Class templated member function and return type inference

Question

I wanted to use the C++11 auto little specifier to deduce my return type , but the example in which i am trying to use it is a little different than its typical use.

I have a base class , and subclasses that derive certain member functions.

enum class state {composite1, composite2, composite3};
class material
{
public:

}
class sub_material1 : material
{
public:
 template<typename T>
 T* transform(state to_state)
 {
 T* material;
   switch(to_state){
      case(state::composite1) :
         //do transform computations
         // set material to return
         material = some_transformed_material;
         break;
      case(state::composite2):
         // do transform computation
         // set material to return
         material = some_transformed_material;
         break;
.
.
.
.
}
return material;
}
}

so if i had something like

sub_material1 mat1;
sub_material2 mat2;

mat2 = mat1.transform(state::composite2);

how can i use auto and decltype in this case given the fact that i have condition to test that can be very lengthy....decltype seems an overkill ?

How can the type be inferred ?

Thank you

Answer 1

This code will not work. Compiler can't deduce template argument based on return type, so you should set in manually:

auto mat2 = mat1.transform<sub_material2>(state::composite2);

if mat2 was declared before:

sub_material2 *mat2;
mat2 = mat1.transform<sub_material2>(state::composite2);

You are trying to mix pointer and non pointer type.

I suggest you to try the following:

struct composite1 {};
struct composite2 {};
struct composite3 {};

class material
{
public:

}

class sub_material1 : material
{
public:
sub_material1 transform(composite1)
{
        //do transform computations
        // set material to return
        return some_transformed_material;
}

sub_material2 transform(composite2)
{
        //do transform computations
        // set material to return
        return some_transformed_material;
}
.
.
.
.
}

then you can something like this:

sub_material1 mat1;
auto mat2 = mat1.transform(composite2{});

or

sub_material1 mat1;
sub_material2 mat2;

mat2 = mat1.transform(composite2{});

You can return pointer if you like, but then mat2 should by of type sub_material2*.

Answer 2

If what you want is also the following:

sub_material3 ma3 ;
mat3 = mat1.transform(state::composite3)

then the answer is: you can't. The compiler has to know at compile time which version of transform to call.
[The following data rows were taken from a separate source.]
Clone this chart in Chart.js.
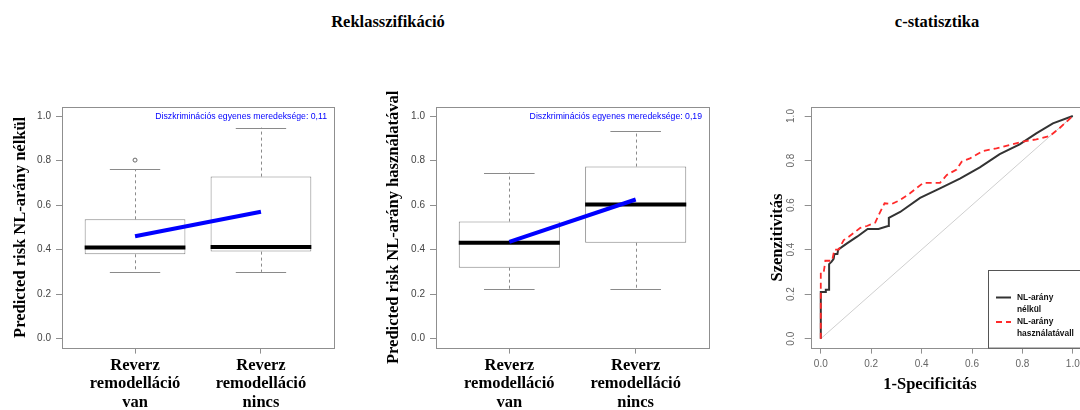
<!DOCTYPE html>
<html>
<head>
<meta charset="utf-8">
<script src="https://cdn.jsdelivr.net/npm/chart.js@4.4.1/dist/chart.umd.min.js"></script>
<style>
  html, body { margin: 0; padding: 0; background: #fff; width: 1080px; height: 410px; overflow: hidden; }
  canvas { position: absolute; left: 0; top: 0; }
  .title {
    position: absolute; top: 12px; transform: translateX(-50%);
    font: bold 16.5px "Liberation Serif", "Times New Roman", serif;
    line-height: 20px; color: #000; white-space: nowrap;
  }
</style>
</head>
<body>
<div class="title" style="left:388px">Reklasszifikáció</div>
<div class="title" style="left:937px">c-statisztika</div>
<canvas id="boxA" width="1090" height="410"></canvas>
<canvas id="boxB" width="1090" height="410"></canvas>
<canvas id="roc" width="1090" height="410"></canvas>
<script>
// ---- data ----
const categories = [["Reverz", "remodelláció", "van"], ["Reverz", "remodelláció", "nincs"]];
const yTickValues = [0, 0.2, 0.4, 0.6, 0.8, 1.0];
const rocTickValues = [0, 0.2, 0.4, 0.6, 0.8, 1.0];

// predicted risk without the NL ratio
const lowA = [0.300, 0.300];
const q1A = [0.379, 0.391];
const medA = [0.409, 0.412];
const q3A = [0.536, 0.728];
const highA = [0.762, 0.948];
const outA = [[0.802], []];
const meanA = [0.46, 0.57];

// predicted risk using the NL ratio
const lowB = [0.223, 0.223];
const q1B = [0.319, 0.431];
const medB = [0.431, 0.603];
const q3B = [0.526, 0.773];
const highB = [0.746, 0.933];
const outB = [[], []];
const meanB = [0.435, 0.625];

// ROC curves
const fprA = [0, 0, 0, 0.02, 0.02, 0.033, 0.033, 0.043, 0.051, 0.054, 0.066, 0.069, 0.104, 0.144, 0.186, 0.229, 0.267, 0.27, 0.315, 0.394, 0.473, 0.552, 0.631, 0.710, 0.789, 0.855, 0.921, 1];
const tprA = [0, 0.2, 0.21, 0.21, 0.22, 0.22, 0.335, 0.346, 0.358, 0.38, 0.38, 0.40, 0.428, 0.458, 0.493, 0.493, 0.506, 0.543, 0.569, 0.632, 0.675, 0.719, 0.769, 0.829, 0.873, 0.922, 0.967, 1];
const fprB = [0, 0, 0.012, 0.018, 0.045, 0.054, 0.071, 0.091, 0.111, 0.137, 0.157, 0.183, 0.216, 0.233, 0.253, 0.282, 0.315, 0.354, 0.407, 0.473, 0.50, 0.539, 0.559, 0.592, 0.644, 0.697, 0.75, 0.802, 0.855, 0.908, 0.947, 1];
const tprB = [0, 0.30, 0.30, 0.35, 0.35, 0.40, 0.40, 0.443, 0.458, 0.48, 0.498, 0.506, 0.521, 0.563, 0.608, 0.605, 0.623, 0.653, 0.70, 0.70, 0.735, 0.76, 0.795, 0.81, 0.843, 0.855, 0.87, 0.885, 0.895, 0.91, 0.945, 1];
const diagX = [0, 1];
const diagY = [0, 1];
const rocLabels = [["NL-arány", "nélkül"], ["NL-arány", "használatávall"]];

// ---- styling helpers ----
const SERIF = '"Liberation Serif", "Times New Roman", serif';
const SANS = '"Liberation Sans", Arial, sans-serif';
const AXIS_GRAY = '#8f8f8f';
const zip = (xs, ys) => xs.map((x, i) => ({ x, y: ys[i] }));
const fixedTicks = values => scale => { scale.ticks = values.map(v => ({ value: v })); };
const slopeText = m => 'Diszkriminációs egyenes meredeksége: ' + (m[1] - m[0]).toFixed(2).replace('.', ',');

// whiskers, medians, plot frame and slope caption for the box plots
const boxplotParts = {
  id: 'boxplotParts',
  beforeDatasetsDraw(chart, args, opts) {
    const { ctx, scales: { x, y } } = chart;
    ctx.save();
    ctx.strokeStyle = '#8a8a8a';
    ctx.lineWidth = 1;
    opts.low.forEach((lo, i) => {
      const c = i + 1;
      const px = Math.round(x.getPixelForValue(c)) + 0.5;
      ctx.setLineDash([3, 3]);
      ctx.beginPath();
      ctx.moveTo(px, y.getPixelForValue(opts.q3[i]));
      ctx.lineTo(px, y.getPixelForValue(opts.high[i]));
      ctx.moveTo(px, y.getPixelForValue(opts.q1[i]));
      ctx.lineTo(px, y.getPixelForValue(lo));
      ctx.stroke();
      ctx.setLineDash([]);
      ctx.beginPath();
      [opts.high[i], lo].forEach(v => {
        const py = Math.round(y.getPixelForValue(v)) + 0.5;
        ctx.moveTo(x.getPixelForValue(c - 0.2), py);
        ctx.lineTo(x.getPixelForValue(c + 0.2), py);
      });
      ctx.stroke();
    });
    ctx.restore();
  },
  afterDatasetDraw(chart, args, opts) {
    if (args.meta.type !== 'bar') return;
    const { ctx, scales: { x, y } } = chart;
    ctx.save();
    ctx.strokeStyle = '#000';
    ctx.lineWidth = 4;
    ctx.lineCap = 'butt';
    opts.med.forEach((m, i) => {
      const py = y.getPixelForValue(m);
      ctx.beginPath();
      ctx.moveTo(x.getPixelForValue(i + 1 - 0.4), py);
      ctx.lineTo(x.getPixelForValue(i + 1 + 0.4), py);
      ctx.stroke();
    });
    ctx.restore();
  },
  afterDraw(chart, args, opts) {
    const { ctx, chartArea: a } = chart;
    ctx.save();
    ctx.strokeStyle = AXIS_GRAY;
    ctx.lineWidth = 1;
    ctx.strokeRect(Math.round(a.left) + 0.5, Math.round(a.top) + 0.5, Math.round(a.right - a.left), Math.round(a.bottom - a.top));
    ctx.fillStyle = '#0000ff';
    ctx.font = '8.7px ' + SANS;
    ctx.textAlign = 'right';
    ctx.textBaseline = 'middle';
    ctx.fillText(opts.caption, a.right - 7, a.top + 10);
    ctx.restore();
  }
};

function boxChart(id, s, yTitle, padLeft, yWidth, padRight, titlePad) {
  return new Chart(document.getElementById(id), {
    type: 'bar',
    data: {
      datasets: [
        {
          type: 'line',
          data: s.mean.map((v, i) => ({ x: i + 1, y: v })),
          borderColor: '#0000ff', borderWidth: 4, pointRadius: 0, fill: false
        },
        {
          type: 'scatter',
          data: s.out.flatMap((arr, i) => arr.map(v => ({ x: i + 1, y: v }))),
          pointRadius: 2, pointStyle: 'circle', backgroundColor: 'rgba(0,0,0,0)',
          borderColor: '#666', borderWidth: 1
        },
        {
          type: 'bar',
          data: s.q1.map((v, i) => ({ x: i + 1, y: [v, s.q3[i]] })),
          backgroundColor: '#fff', borderColor: '#858585', borderWidth: 1,
          borderSkipped: false, categoryPercentage: 1, barPercentage: 0.8
        }
      ]
    },
    options: {
      responsive: false, animation: false, devicePixelRatio: 1, events: [],
      layout: { padding: { left: padLeft, top: 107.1, right: padRight, bottom: 0 } },
      plugins: {
        legend: { display: false }, tooltip: { enabled: false },
        boxplotParts: { low: s.low, q1: s.q1, med: s.med, q3: s.q3, high: s.high, caption: slopeText(s.mean) }
      },
      scales: {
        x: {
          type: 'linear', min: 0.42, max: 2.58, offset: false,
          afterBuildTicks: fixedTicks(categories.map((c, i) => i + 1)),
          afterFit: sc => { sc.height = 62.4; },
          grid: { drawOnChartArea: false, drawTicks: true, tickLength: 6, color: AXIS_GRAY, offset: false },
          border: { display: false },
          ticks: {
            callback: (v, i) => categories[i], autoSkip: false, maxRotation: 0, minRotation: 0,
            font: { family: SERIF, size: 16.5, weight: 'bold', lineHeight: 1.11 }, color: '#000', padding: 3
          }
        },
        y: {
          type: 'linear', min: -0.04, max: 1.04,
          afterBuildTicks: fixedTicks(yTickValues),
          afterFit: sc => { sc.width = yWidth; },
          grid: { drawOnChartArea: false, drawTicks: true, tickLength: 6, color: AXIS_GRAY },
          border: { display: false },
          ticks: { callback: v => Number(v).toFixed(1), autoSkip: false, font: { family: SANS, size: 10 }, color: '#444', padding: 5 },
          title: {
            display: true, text: yTitle, color: '#000',
            font: { family: SERIF, size: 16.5, weight: 'bold', lineHeight: 1.2 },
            padding: { top: titlePad, bottom: 0 }
          }
        }
      }
    },
    plugins: [boxplotParts]
  });
}

boxChart('boxA', { low: lowA, q1: q1A, med: medA, q3: q3A, high: highA, out: outA, mean: meanA },
  'Predicted risk NL-arány nélkül', 0, 62, 756, 10.4);
boxChart('boxB', { low: lowB, q1: q1B, med: medB, q3: q3B, high: highB, out: outB, mean: meanB },
  'Predicted risk NL-arány használatával', 370, 66, 381, 13.5);

// frame, axis titles and legend box for the ROC panel
const rocParts = {
  id: 'rocParts',
  afterDraw(chart) {
    const { ctx, chartArea: a } = chart;
    ctx.save();
    ctx.strokeStyle = AXIS_GRAY;
    ctx.lineWidth = 1;
    ctx.strokeRect(Math.round(a.left) + 0.5, Math.round(a.top) + 0.5, Math.round(a.right - a.left), Math.round(a.bottom - a.top));

    ctx.fillStyle = '#000';
    ctx.font = 'bold 16.5px ' + SERIF;
    ctx.textAlign = 'center';
    ctx.textBaseline = 'middle';
    ctx.fillText('1-Specificitás', 930, 385);
    ctx.save();
    ctx.translate(777.5, 237.5);
    ctx.rotate(-Math.PI / 2);
    ctx.fillText('Szenzitivitás', 0, 0);
    ctx.restore();

    // legend
    const lx = 988, ly = 270;
    ctx.fillStyle = '#fff';
    ctx.fillRect(lx, ly, a.right - lx, a.bottom - ly);
    ctx.strokeStyle = '#555';
    ctx.strokeRect(lx + 0.5, ly + 0.5, a.right - lx, a.bottom - ly);
    const items = [chart.data.datasets[1], chart.data.datasets[0]];
    const rows = [297.5, 322];
    ctx.font = 'bold 8.4px ' + SANS;
    ctx.textAlign = 'left';
    items.forEach((ds, k) => {
      ctx.strokeStyle = ds.borderColor;
      ctx.lineWidth = ds.borderWidth;
      ctx.setLineDash(ds.borderDash || []);
      ctx.beginPath();
      ctx.moveTo(996, rows[k]);
      ctx.lineTo(1011, rows[k]);
      ctx.stroke();
      ctx.setLineDash([]);
      ctx.fillStyle = '#111';
      ds.label.forEach((t, j) => ctx.fillText(t, 1017, rows[k] + j * 12));
    });
    ctx.restore();
  }
};

new Chart(document.getElementById('roc'), {
  type: 'scatter',
  data: {
    datasets: [
      { label: rocLabels[1], data: zip(fprB, tprB), showLine: true, borderColor: '#ff2a2a', borderWidth: 1.8, borderDash: [6, 4], pointRadius: 0 },
      { label: rocLabels[0], data: zip(fprA, tprA), showLine: true, borderColor: '#333', borderWidth: 2, pointRadius: 0 },
      { label: ['diag'], data: zip(diagX, diagY), showLine: true, borderColor: '#cfcfcf', borderWidth: 1, pointRadius: 0 }
    ]
  },
  options: {
    responsive: false, animation: false, devicePixelRatio: 1, events: [],
    layout: { padding: { left: 760, top: 107.1, right: 7.1, bottom: 0 } },
    plugins: { legend: { display: false }, tooltip: { enabled: false } },
    scales: {
      x: {
        type: 'linear', min: -0.04, max: 1.04,
        afterBuildTicks: fixedTicks(rocTickValues),
        afterFit: sc => { sc.height = 62.4; },
        grid: { drawOnChartArea: false, drawTicks: true, tickLength: 6, color: AXIS_GRAY },
        border: { display: false },
        ticks: { callback: v => Number(v).toFixed(1), autoSkip: false, maxRotation: 0, minRotation: 0, font: { family: SANS, size: 10 }, color: '#666', padding: 4.7 }
      },
      y: {
        type: 'linear', min: -0.04, max: 1.04,
        afterBuildTicks: fixedTicks(rocTickValues),
        afterFit: sc => { sc.width = 50.7; },
        grid: { drawOnChartArea: false, drawTicks: true, tickLength: 6, color: AXIS_GRAY },
        border: { display: false },
        ticks: { callback: v => Number(v).toFixed(1), autoSkip: false, minRotation: 90, maxRotation: 90, crossAlign: 'center', font: { family: SANS, size: 10 }, color: '#666', padding: 6 }
      }
    }
  },
  plugins: [rocParts]
});
</script>
</body>
</html>
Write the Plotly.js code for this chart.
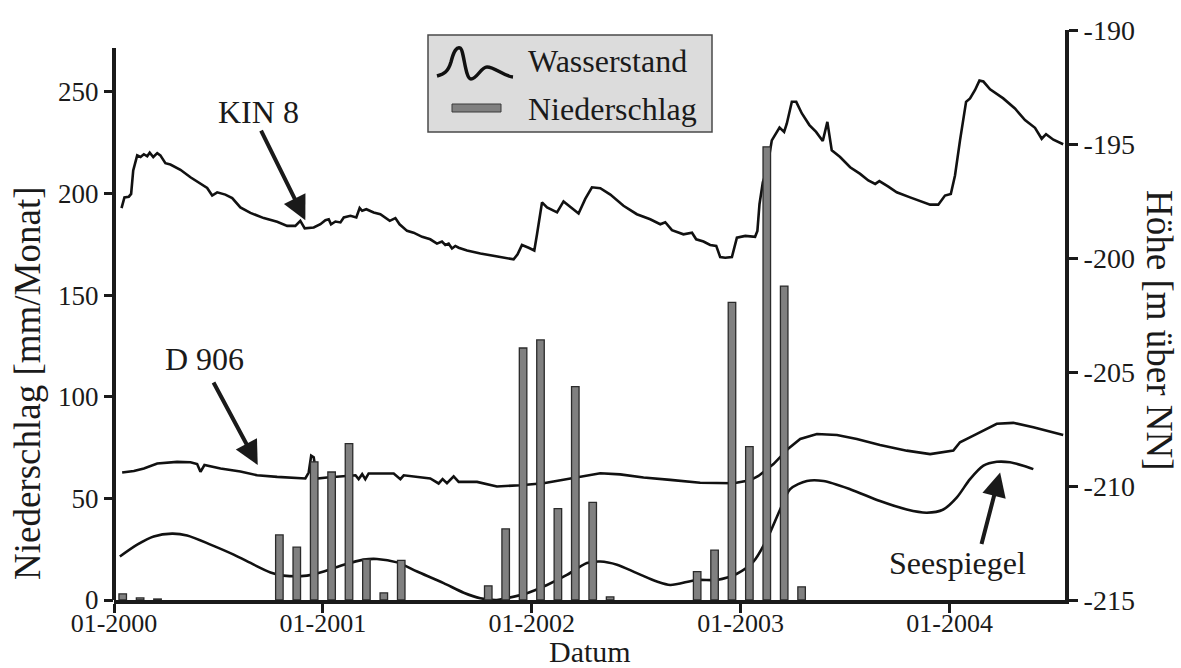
<!DOCTYPE html>
<html><head><meta charset="utf-8">
<script src="https://cdn.plot.ly/plotly-3.0.1.min.js"></script>
<style>html,body{margin:0;padding:0;background:#fff}#chart{width:1181px;height:668px}</style>
</head><body><div id="chart"></div>
<script>
// ---- Wasserstand (Höhe, m über NN), time as decimal year ----
const kinT=[2000.036,2000.050,2000.071,2000.082,2000.092,2000.111,2000.127,2000.143,2000.159,2000.171,
2000.188,2000.207,2000.222,2000.246,2000.270,2000.318,2000.366,2000.414,2000.446,2000.470,
2000.494,2000.533,2000.566,2000.605,2000.653,2000.717,2000.781,2000.829,2000.868,2000.892,
2000.913,2000.956,2000.988,2001.012,2001.028,2001.039,2001.060,2001.084,2001.100,2001.132,
2001.160,2001.176,2001.188,2001.208,2001.243,2001.275,2001.320,2001.347,2001.367,2001.403,
2001.434,2001.475,2001.514,2001.546,2001.570,2001.586,2001.602,2001.618,2001.634,2001.650,
2001.690,2001.754,2001.817,2001.865,2001.913,2001.932,2001.953,2001.985,2002.012,2002.025,
2002.049,2002.073,2002.121,2002.152,2002.184,2002.224,2002.256,2002.288,2002.328,2002.376,
2002.439,2002.503,2002.567,2002.615,2002.639,2002.671,2002.726,2002.767,2002.787,2002.822,
2002.854,2002.883,2002.902,2002.926,2002.958,2002.982,2003.022,2003.069,2003.080,2003.090,
2003.106,2003.125,2003.149,2003.165,2003.186,2003.208,2003.221,2003.245,2003.266,2003.293,
2003.329,2003.361,2003.393,2003.415,2003.436,2003.476,2003.524,2003.572,2003.611,2003.644,
2003.664,2003.707,2003.747,2003.811,2003.867,2003.907,2003.946,2003.978,2004.006,2004.026,
2004.050,2004.079,2004.098,2004.122,2004.143,2004.162,2004.194,2004.257,2004.313,2004.361,
2004.409,2004.441,2004.462,2004.497,2004.544];
const kinH=[-197.81,-197.34,-197.31,-197.19,-196.16,-195.50,-195.57,-195.45,-195.54,-195.38,
-195.57,-195.40,-195.50,-195.84,-195.90,-196.13,-196.46,-196.72,-196.93,-197.26,
-197.12,-197.22,-197.37,-197.78,-198.02,-198.25,-198.41,-198.59,-198.59,-198.37,
-198.70,-198.66,-198.52,-198.34,-198.30,-198.52,-198.40,-198.44,-198.22,-198.15,
-198.22,-197.81,-197.93,-197.86,-198.00,-198.08,-198.37,-198.25,-198.52,-198.81,
-198.89,-199.07,-199.18,-199.37,-199.28,-199.43,-199.37,-199.58,-199.47,-199.55,
-199.67,-199.80,-199.89,-199.99,-200.06,-199.84,-199.43,-199.55,-199.67,-198.96,
-197.56,-197.78,-198.00,-197.52,-197.75,-198.05,-197.41,-196.90,-196.94,-197.22,
-197.71,-198.08,-198.30,-198.52,-198.43,-198.78,-198.96,-198.89,-199.18,-199.28,
-199.43,-199.47,-199.96,-199.99,-199.96,-199.11,-199.03,-199.07,-198.81,-197.64,
-196.68,-196.16,-194.84,-194.62,-194.28,-194.47,-194.10,-193.15,-193.15,-193.66,
-194.17,-194.47,-194.87,-194.03,-195.28,-195.57,-196.02,-196.31,-196.60,-196.75,
-196.63,-196.87,-197.12,-197.34,-197.52,-197.66,-197.66,-197.26,-197.19,-196.38,
-194.84,-193.15,-193.00,-192.63,-192.22,-192.26,-192.60,-193.00,-193.44,-193.95,
-194.29,-194.77,-194.57,-194.81,-195.01];

const d906T=[2000.039,2000.095,2000.143,2000.207,2000.302,2000.366,2000.398,2000.414,2000.433,2000.510,
2000.605,2000.685,2000.781,2000.916,2000.932,2000.944,2000.956,2000.972,2001.020,2001.100,
2001.156,2001.171,2001.188,2001.203,2001.219,2001.339,2001.371,2001.387,2001.514,2001.554,
2001.573,2001.594,2001.626,2001.650,2001.738,2001.833,2001.945,2002.056,2002.168,2002.264,
2002.328,2002.423,2002.535,2002.663,2002.806,2002.966,2003.045,2003.085,2003.157,2003.229,
2003.285,2003.365,2003.461,2003.556,2003.667,2003.795,2003.907,2004.018,2004.050,2004.114,
2004.226,2004.305,2004.401,2004.544];
const d906H=[-209.41,-209.34,-209.23,-209.01,-208.94,-208.96,-209.04,-209.38,-209.08,-209.23,
-209.36,-209.53,-209.60,-209.67,-209.41,-208.67,-208.74,-209.67,-209.63,-209.56,
-209.53,-209.70,-209.48,-209.70,-209.45,-209.45,-209.70,-209.53,-209.67,-209.89,
-209.70,-209.88,-209.58,-209.82,-209.82,-210.02,-209.97,-209.88,-209.70,-209.53,
-209.44,-209.49,-209.63,-209.73,-209.86,-209.88,-209.75,-209.56,-209.04,-208.35,
-207.94,-207.72,-207.76,-207.94,-208.20,-208.45,-208.60,-208.45,-208.08,-207.79,
-207.27,-207.23,-207.42,-207.76];

const seeT=[2000.028,2000.111,2000.190,2000.278,2000.350,2000.462,2000.573,2000.669,2000.749,2000.812,
2000.924,2001.004,2001.100,2001.195,2001.259,2001.355,2001.451,2001.578,2001.674,2001.754,
2001.833,2001.881,2001.977,2002.073,2002.168,2002.264,2002.328,2002.408,2002.503,2002.599,
2002.663,2002.790,2002.886,2002.982,2003.061,2003.125,2003.189,2003.237,2003.317,2003.396,
2003.524,2003.667,2003.795,2003.891,2003.970,2004.034,2004.098,2004.162,2004.226,2004.289,
2004.353,2004.401];
const seeH=[-213.09,-212.57,-212.21,-212.09,-212.17,-212.57,-213.01,-213.45,-213.79,-213.93,
-213.93,-213.75,-213.45,-213.23,-213.20,-213.35,-213.75,-214.26,-214.68,-214.92,
-215.00,-214.92,-214.70,-214.34,-213.90,-213.38,-213.31,-213.45,-213.82,-214.19,
-214.34,-214.12,-214.12,-213.85,-213.32,-212.35,-211.03,-210.14,-209.78,-209.78,
-210.14,-210.66,-211.03,-211.17,-211.03,-210.51,-209.70,-209.11,-208.94,-208.96,
-209.11,-209.26];

// ---- Niederschlag (mm/Monat) ----
const rainMonths=['2000-01','2000-02','2000-03','2000-10','2000-11','2000-12','2001-01','2001-02','2001-03','2001-04','2001-05',
'2001-10','2001-11','2001-12','2002-01','2002-02','2002-03','2002-04','2002-05',
'2002-10','2002-11','2002-12','2003-01','2003-02','2003-03','2003-04'];
const rainValues=[3,1,0.5,32,26,68,63,77,20,3.5,19.5,
7,35,124,128,45,105,48,1.5,
14,24.5,146.5,75.5,223,154.5,6.5];

// ---- ticks ----
const xTickVals=[2000,2001,2002,2003,2004];
const xTickText=['01-2000','01-2001','01-2002','01-2003','01-2004'];
const leftTickVals=[0,50,100,150,200,250];
const rightTickVals=[-215,-210,-205,-200,-195,-190];
const rightTickText=['-215','-210','-205','-200','-195','-190'];

const rainX=rainMonths.map(m=>{const p=m.split('-').map(Number);return p[0]+(p[1]-0.5)/12;});

const L=114,R=1065,T=30,B=600;
const px=x=>(x-L)/(R-L), py=y=>(B-y)/(B-T);
const FONT='Liberation Serif, Times New Roman, serif';
const INK='#1a1a1a';
const line={color:'#111',width:2.6};

const traces=[
 {x:kinT,y:kinH,type:'scatter',mode:'lines',name:'KIN 8',line:line,xaxis:'x',yaxis:'y',hoverinfo:'skip'},
 {x:d906T,y:d906H,type:'scatter',mode:'lines',name:'D 906',line:line,xaxis:'x',yaxis:'y',hoverinfo:'skip'},
 {x:seeT,y:seeH,type:'scatter',mode:'lines',name:'Seespiegel',line:{color:'#111',width:2.6,shape:'spline',smoothing:0.8},xaxis:'x',yaxis:'y',hoverinfo:'skip'},
 {x:rainX,y:rainValues,type:'bar',name:'Niederschlag',width:0.036,xaxis:'x',yaxis:'y2',
  marker:{color:'#808080',line:{color:'#2b2b2b',width:1.3}},hoverinfo:'skip'}
];

const wavePx=[[437,76],[444,74],[448,72],[451,62],[454,50],[457,47],[460,48],[464,49],[465,79],[471,79],[477,79],[481,67],[487,67],[495,67],[503,76],[513,77]];
let wave='M'+px(wavePx[0][0])+','+py(wavePx[0][1]);
for(let i=1;i<wavePx.length;i+=3){
  wave+=' C'+[0,1,2].map(k=>px(wavePx[i+k][0])+','+py(wavePx[i+k][1])).join(' ');
}

const shapes=[
 {type:'line',xref:'paper',yref:'y2',x0:0,x1:0,y0:0,y1:271.6,line:{color:INK,width:4}},
 {type:'rect',xref:'paper',yref:'paper',x0:px(428),x1:px(712),y0:py(132),y1:py(35),fillcolor:'#dcdcdc',line:{color:'#4a4a4a',width:1.5}},
 {type:'path',xref:'paper',yref:'paper',path:wave,line:{color:'#111',width:3.5}},
 {type:'rect',xref:'paper',yref:'paper',x0:px(452),x1:px(501),y0:py(112),y1:py(104),fillcolor:'#808080',line:{color:'#3a3a3a',width:1}}
];

const txt=(t,x,y,size,extra)=>Object.assign({text:t,xref:'paper',yref:'paper',x:px(x),y:py(y),showarrow:false,
  xanchor:'center',yanchor:'middle',font:{family:FONT,size:size,color:INK}},extra||{});
const arrow=(x,y,ax,ay)=>({text:'',xref:'x',yref:'y',x:x,y:y,ax:ax,ay:ay,showarrow:true,arrowhead:2,arrowsize:1.2,arrowwidth:4,arrowcolor:INK});

const annotations=[
 txt('Wasserstand',526,61,32,{xanchor:'left'}),
 txt('Niederschlag',526,109,32,{xanchor:'left'}),
 txt('KIN 8',258,112,32),
 txt('D 906',204,359,32),
 txt('Seespiegel',957,563,32),
 txt('Niederschlag [mm/Monat]',28,383,37,{textangle:-90}),
 txt('Höhe [m über NN]',1160,330,37,{textangle:90}),
 txt('Datum',590,651,30),
 arrow(2000.916,-198.34,-45,-91),
 arrow(2000.688,-209.08,-45,-84),
 arrow(2004.242,-209.41,-19,73)
];

const axisCommon={showgrid:false,zeroline:false,ticks:'outside',ticklen:9,tickwidth:3,tickcolor:INK,
  tickfont:{family:FONT,size:28,color:INK},fixedrange:true};

const layout={
 width:1181,height:668,
 margin:{l:L,r:1181-R,t:T,b:668-B,pad:0},
 paper_bgcolor:'#ffffff',plot_bgcolor:'rgba(0,0,0,0)',
 showlegend:false,
 font:{family:FONT,color:INK,size:28},
 xaxis:Object.assign({},axisCommon,{range:[2000,2004.5526],tickmode:'array',tickvals:xTickVals,ticktext:xTickText,
   showline:true,linewidth:4,linecolor:INK,ticklabelstandoff:-12,tickfont:{family:FONT,size:26,color:INK}}),
 yaxis:Object.assign({},axisCommon,{range:[-215,-190],side:'right',tickmode:'array',tickvals:rightTickVals,ticktext:rightTickText,
   showline:true,linewidth:4,linecolor:INK}),
 yaxis2:Object.assign({},axisCommon,{range:[0,280.5],overlaying:'y',side:'left',tickmode:'array',tickvals:leftTickVals,
   showline:false,tickfont:{family:FONT,size:27,color:INK}}),
 shapes:shapes,
 annotations:annotations,
 bargap:0
};

Plotly.newPlot('chart',traces,layout,{displayModeBar:false,staticPlot:true});
</script>
</body></html>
You can do something like this:

template <enum class state>
struct state_material
{
    typedef type sub_material1 ;
} ;

and then specialize

template <>
struct state_material<state::composite1>
{
    typedef type sub_material1 ;
} ;

template <>
struct state_material<state::composite2>
{
    typedef type sub_material2 ;
} ;

template <>
struct state_material<state::composite3>
{
    typedef type sub_material3 ;
} ;

Then call like this:

mat2 = mat1.template transform<state_material<state::composite2>::type>()

Answer 3

The code in its current form won't work at all, and neither auto nor decltype are going to help much here. The compiler can't infere what the actual type of T is. So you would have to specify what that type is when calling transform :

mat2 = mat1.transform<sub_material2>(state::composite2);

However, there is still a problem: transform returns a T* , not a T , ie the assignment won't work unless you declared mat2 to be of type sub_material2* .

If the method could return different types of materials based on a runtime parameter, you would have to eg return a pointer to an object of the base class material . Templates are for making compile-time decisions, but your method looks like it makes a runtime decision!